ELi5: How does a Carburetor work?

284 views

Just inherited a 1969 Porsche 912 from my father. I have a general understanding of fuel injection from my days drag racing my nitrous assisted ’86 300ZX but I have no clue how a carburated car works and online articles are beyond me. Need the 5yo explanation because right now, it’s basically dark magic.

In: 1

5 Answers

Anonymous 0 Comments

When the engine turns, each cylinder will suck air in its intake stroke. This sucks air from a manifold. Upstream of the manifold there’s the carburetor. Now we said that the engine is sucking air right? Ok that air is sucked through the carburetor. The carburetor is a Venturi pipe, goes wide-narrow-wide. In the narrow part the air is the fastest and has the least pressure. In that narrow part of the carburetor there is a fuel jet. The depression of the air will suck fuel from that jet. The carburetor has also a valve that regulate the air, it’s the throttle. The more you press the accelerator the more air is let in toward the engine. Basically the acceletator control is working by deciding to choke the engine more or less, full throttle the valve is fully open and the engine can get all the air it can suck, when accelerator is fully released the valve will choke the engine to a point it can just idle at minimum rev.

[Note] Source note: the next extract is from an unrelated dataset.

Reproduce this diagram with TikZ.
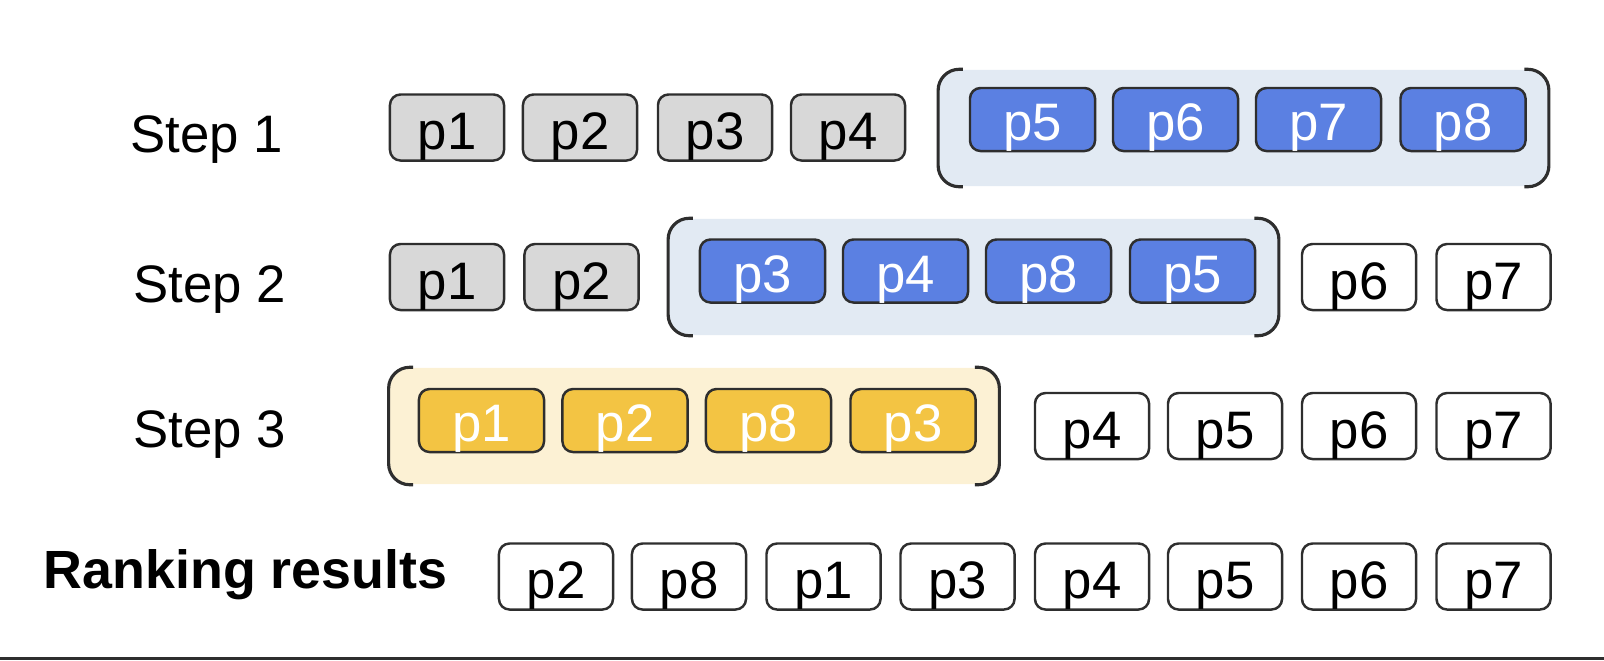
\documentclass[tikz,border=0pt]{standalone}
\usepackage{fontspec}
\setmainfont{Liberation Sans}
\definecolor{boxgrey}{HTML}{D8D8D8}
\definecolor{boxblue}{HTML}{5B80E2}
\definecolor{boxyellow}{HTML}{F3C443}
\definecolor{winblue}{HTML}{E2EAF3}
\definecolor{winyellow}{HTML}{FCF1D4}
\definecolor{edge}{HTML}{2E2E2E}

\begin{document}
\begin{tikzpicture}[x=0.01cm, y=-0.01cm,
        pbox/.style={draw=edge, line width=0.7pt, rounded corners=3pt, minimum width=1.14cm, minimum height=0.66cm, inner sep=0pt, text height=12.6pt, text depth=0pt, font=\fontsize{15pt}{17pt}\selectfont},
        greybox/.style={pbox, fill=boxgrey},
        candbox/.style={pbox, minimum width=1.25cm, minimum height=0.63cm, text=white, text height=12pt},
        bluebox/.style={candbox, fill=boxblue},
        yellowbox/.style={candbox, fill=boxyellow},
        window/.style={inner sep=0pt, rounded corners=6pt, minimum width=6.09cm, minimum height=1.16cm},
        bracket/.style={draw=edge, line width=0.9pt, rounded corners=6pt},
        steplabel/.style={anchor=west, inner sep=0pt, font=\fontsize{15pt}{18pt}\selectfont}]
        \useasboundingbox (0,0) rectangle (1604,660);

        \node[window, fill=winblue] (win1) at (1243.5,128) {};
        \node[window, fill=winblue] (win2) at (973.5,277) {};
        \node[window, fill=winyellow] (win3) at (694,426) {};

        \draw[bracket] ([xshift=7pt]win1.north west) -- (win1.north west) -- (win1.south west) -- ([xshift=7pt]win1.south west);
        \draw[bracket] ([xshift=-7pt]win1.north east) -- (win1.north east) -- (win1.south east) -- ([xshift=-7pt]win1.south east);
        \draw[bracket] ([xshift=7pt]win2.north west) -- (win2.north west) -- (win2.south west) -- ([xshift=7pt]win2.south west);
        \draw[bracket] ([xshift=-7pt]win2.north east) -- (win2.north east) -- (win2.south east) -- ([xshift=-7pt]win2.south east);
        \draw[bracket] ([xshift=7pt]win3.north west) -- (win3.north west) -- (win3.south west) -- ([xshift=7pt]win3.south west);
        \draw[bracket] ([xshift=-7pt]win3.north east) -- (win3.north east) -- (win3.south east) -- ([xshift=-7pt]win3.south east);

        \node[steplabel] (lab1) at (130,140) {Step 1};
        \node[greybox] (a1) at (447,127.5) {p1};
        \node[greybox] (a2) at (580,127.5) {p2};
        \node[greybox] (a3) at (715,127.5) {p3};
        \node[greybox] (a4) at (848,127.5) {p4};
        \node[bluebox] (a5) at (1032.5,119.5) {p5};
        \node[bluebox] (a6) at (1175.5,119.5) {p6};
        \node[bluebox] (a7) at (1318.5,119.5) {p7};
        \node[bluebox] (a8) at (1463,119.5) {p8};

        \node[steplabel] (lab2) at (133,290) {Step 2};
        \node[greybox] (b1) at (447,277) {p1};
        \node[greybox] (b2) at (581.5,277) {p2};
        \node[bluebox] (b3) at (762.5,271) {p3};
        \node[bluebox] (b4) at (905.5,271) {p4};
        \node[bluebox] (b8) at (1048.5,271) {p8};
        \node[bluebox] (b5) at (1192.5,271) {p5};
        \node[pbox] (b6) at (1359,277) {p6};
        \node[pbox] (b7) at (1493.5,277) {p7};

        \node[steplabel] (lab3) at (133,435) {Step 3};
        \node[yellowbox] (c1) at (481.5,420.5) {p1};
        \node[yellowbox] (c2) at (625,420.5) {p2};
        \node[yellowbox] (c8) at (768.5,420.5) {p8};
        \node[yellowbox] (c3) at (913,420.5) {p3};
        \node[pbox] (c4) at (1092,426) {p4};
        \node[pbox] (c5) at (1225,426) {p5};
        \node[pbox] (c6) at (1359,426) {p6};
        \node[pbox] (c7) at (1493.5,426) {p7};

        \node[steplabel, font=\fontsize{15.3pt}{18pt}\selectfont\bfseries] (labr) at (43,575) {Ranking results};
        \node[pbox] (r2) at (556,576.5) {p2};
        \node[pbox] (r8) at (689,576.5) {p8};
        \node[pbox] (r1) at (823.5,576.5) {p1};
        \node[pbox] (r3) at (957.5,576.5) {p3};
        \node[pbox] (r4) at (1092,576.5) {p4};
        \node[pbox] (r5) at (1225,576.5) {p5};
        \node[pbox] (r6) at (1359,576.5) {p6};
        \node[pbox] (r7) at (1493.5,576.5) {p7};

        \fill[edge] (0,657) rectangle (1604,660);
\end{tikzpicture}
\end{document}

The magic is that the more air you let in the more suction there is on the fuel jet, this will automatically give the right mixture air/fuel without the need of any electric or electronic control. The carburetor includes a little fuel tank that feeds the fuel jet. The tank is kept always at the perfect level by a float and valve assembly. A fuel pump takes the fuel from your tank to this valve that feeds the carburetor tank.

So the carburetor is a very well made shaped pipe with a fuel jet and an air valve and if tuned properly, it does all you need by using just a mechanical link to the accelerator pedal.

Being completely passive and mechanical, tuning, cleaning and maintenance is essential to keep it working properly. It’s not a computer, can’t self adjust. If it gets out of tune it will perform really bad.